A Penny Saved is a Penny Earned !!– Waste Not, Want Not !!!– How these Lessons Get Learned at CCS !!– Report by Robert A. Williams

As I remember lessons taught me at the old Fallston School the proverbs “A penny saved is a penny learned” and “Waste Not, Want Not” were published anonymously by Benjamin Franklin in his “Poor Richard’s Almanac.” As I look this up right now on the internet, those phrases, according to the internet, were not origionally written by Franklin, but were picked up from the Bible and other sources and republished by Franklin.

So what if Franklin didn’t originally write these sayings, Old Ben figured they were worthwhile as valid lessons of life and people should be reminded of these lessons, in modern terms, every now and then. What matters is the thoughts behind these phrases and how they should apply to our own lives and businesses. That’s my thought as well as I try to apply these same lessons to the operations of the Cleveland County School system.

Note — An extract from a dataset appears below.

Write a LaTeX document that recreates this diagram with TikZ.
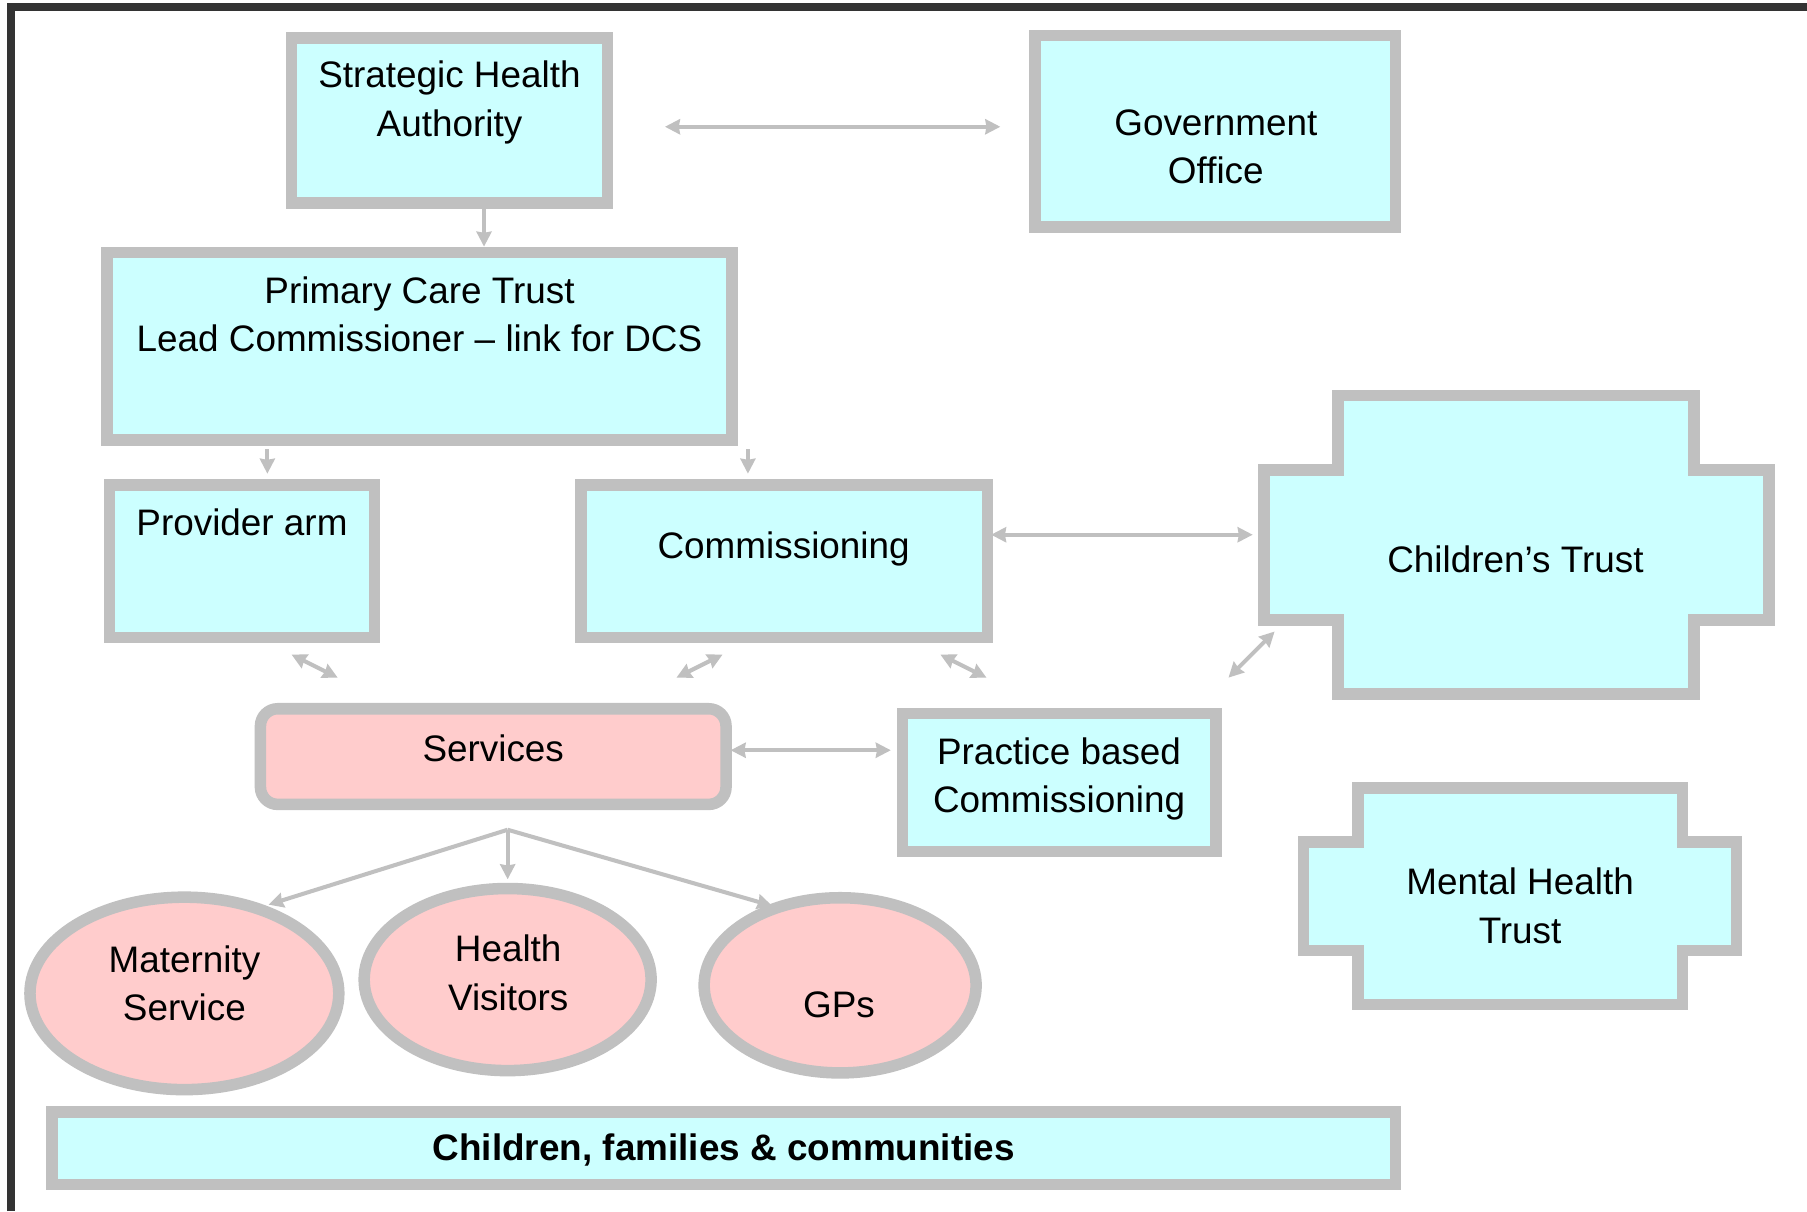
\documentclass[tikz,border=0pt]{standalone}
\usepackage{fontspec}
\setmainfont{Liberation Sans}
\usetikzlibrary{arrows.meta,shapes.geometric,fit}
\definecolor{edgegray}{HTML}{C0C0C0}
\definecolor{cyanfill}{HTML}{CCFFFF}
\definecolor{pinkfill}{HTML}{FFCCCC}
\definecolor{framegray}{HTML}{333333}
\definecolor{arrowgray}{HTML}{C0C0C0}
\begin{document}
\begin{tikzpicture}[x=1pt,y=-1pt,
  box/.style={draw=edgegray, line width=10pt, fill=cyanfill, inner sep=0pt, line join=miter},
  pbox/.style={box, fill=pinkfill},
  txt/.style={font=\fontsize{32}{42}\selectfont, align=center, inner sep=0pt, text=black},
  tip/.tip={Stealth[length=13pt,width=13pt,inset=1pt]},
  conn/.style={draw=arrowgray, line width=3.5pt, tip-tip},
  oneway/.style={draw=arrowgray, line width=3.5pt, -tip}]
\useasboundingbox (0,0) rectangle (1568,1051);
\fill[white] (0,0) rectangle (1568,1051);
% frame
\draw[framegray, line width=7pt, line join=miter] (9.7,1051) -- (9.7,6.2) -- (1568,6.2);

% boxes
\node[box, fit={(253,33) (527,176)}] (sha) {};
\node[txt] (shaT) at (390,89) {Strategic Health\\Authority};
\node[box, fit={(898,31) (1211,197)}] (go) {};
\node[txt] (goT) at (1055,127.5) {Government\\Office};
\node[box, fit={(93,219) (635,382)}] (pct) {};
\node[txt] (pctT) at (364,273) {Primary Care Trust\\Lead Commissioner -- link for DCS};
\node[box, fit={(95,421) (325,553)}] (prov) {};
\node[txt] (provT) at (210,453) {Provider arm};
\node[box, fit={(504,421) (857,553)}] (comm) {};
\node[txt] (commT) at (680,476) {Commissioning};
\node[pbox, rounded corners=15pt, fit={(226,615) (630,698)}] (serv) {};
\node[txt] (servT) at (428,649) {Services};
\node[box, fit={(783,619) (1055,739)}] (pbc) {};
\node[txt] (pbcT) at (919,676) {Practice based\\Commissioning};
\node[box, fit={(45,965) (1211,1028)}] (cfc) {};
\node[txt, font=\fontsize{32}{42}\selectfont\bfseries] (cfcT) at (628,998) {Children, families \& communities};

% cross shapes
\draw[box] (1161,343) -- (1470,343) -- (1470,408) -- (1535,408) -- (1535,538) -- (1470,538)
  -- (1470,602) -- (1161,602) -- (1161,538) -- (1097,538) -- (1097,408) -- (1161,408) -- cycle;
\node[txt] (ctT) at (1315,485) {Children’s Trust};
\draw[box] (1178.5,683.6) -- (1459.8,683.6) -- (1459.8,730.4) -- (1507,730.4) -- (1507,824.6)
  -- (1459.8,824.6) -- (1459.8,871.5) -- (1178.5,871.5) -- (1178.5,824.6) -- (1131,824.6)
  -- (1131,730.4) -- (1178.5,730.4) -- cycle;
\node[txt] (mhtT) at (1319,786) {Mental Health\\Trust};

% ellipses
\node[pbox, ellipse, minimum width=268pt, minimum height=167pt] (mat) at (160,862) {};
\node[txt] (matT) at (160,853) {Maternity\\Service};
\node[pbox, ellipse, minimum width=249pt, minimum height=158pt] (hv) at (440.5,850) {};
\node[txt] (hvT) at (441,844) {Health\\Visitors};
\node[pbox, ellipse, minimum width=236pt, minimum height=152pt] (gp) at (729,855) {};
\node[txt] (gpT) at (728,872) {GPs};

% connector end points
\coordinate (shaGo1) at (577,110);
\coordinate (shaGo2) at (868,110);
\coordinate (shaPct1) at (420,181);
\coordinate (shaPct2) at (420,214);
\coordinate (pctProv1) at (232,390);
\coordinate (pctProv2) at (232,411);
\coordinate (pctComm1) at (649,390);
\coordinate (pctComm2) at (649,411);
\coordinate (commCt1) at (860,464);
\coordinate (commCt2) at (1087,464);
\coordinate (provServ1) at (253,568);
\coordinate (provServ2) at (293,588);
\coordinate (commServ1) at (627,568);
\coordinate (commServ2) at (587,588);
\coordinate (commPbc1) at (816,568);
\coordinate (commPbc2) at (856,588);
\coordinate (ctPbc1) at (1106,548);
\coordinate (ctPbc2) at (1066,588);
\coordinate (servPbc1) at (634,651);
\coordinate (servPbc2) at (773,651);
\coordinate (branch) at (440.5,720);
\coordinate (toMat) at (233,785);
\coordinate (toHv) at (440.5,763);
\coordinate (toGp) at (670,786);

% connectors
\draw[conn] (shaGo1) -- (shaGo2);
\draw[oneway] (shaPct1) -- (shaPct2);
\draw[oneway] (pctProv1) -- (pctProv2);
\draw[oneway] (pctComm1) -- (pctComm2);
\draw[conn] (commCt1) -- (commCt2);
\draw[conn] (provServ1) -- (provServ2);
\draw[conn] (commServ1) -- (commServ2);
\draw[conn] (commPbc1) -- (commPbc2);
\draw[conn] (ctPbc1) -- (ctPbc2);
\draw[conn] (servPbc1) -- (servPbc2);
\draw[oneway] (branch) -- (toMat);
\draw[oneway] (branch) -- (toHv);
\draw[oneway] (branch) -- (toGp);
\end{tikzpicture}
\end{document}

OK, the story goes like this. Amy Jones, Principal of Crest Middle School was selected as Principal of the Year and an awards ceremony was sponsored for her by Wells Fargo last Thursday, August 20, 2015. A number of school officials and the public attended. Someone noticed about 200 school desks, a bunch of filing cabinets and other such stuff had been cleared out of the school earlier in the summer and had been left out in the weather for two months or so-maybe.

There must have been some talk that if Robert A. Williams knew about this, he would write a scathing article about waste within CCS. Someone drove by Crest Middle School later that night and verified the school furniture was still outside. Friday, mid morning, I got a call asking me to come by Crest Middle School and “bring your camera.” So, I did.

I arrived at Crest Middle School around 1:30 PM and drove almost completely around the school looking for school desks, file cabinets, etc that was outside in the weather. I didn’t see any so I parked around the back near the trailer classrooms and decided to walk all the way around to the front.

I walked through the maze of trailer classrooms and noticed how old and “ratty” they were. Some of the wooden steps were in disrepair and appeared downright dangerous. They did not appear to meet building codes. The underpinning was rusted out in many places. Most of the wooden decking I was afraid to walk on. The whole arrangement appeared to be over 20 years old. I got my camera out and took a few pictures.

As I made my way around, I did see an area that fit the description of where the desks and office furniture were supposed to be located. I saw no desks. I did see a dumpster over flowing with trash and materials that upon closer examination clearly was full of items that needed hauling off to the dump. Nothing usable there. I say one five-drawer file cabinet and two tables that probably needed to be in the dumpster if the dumpster wasn’t already overflowing.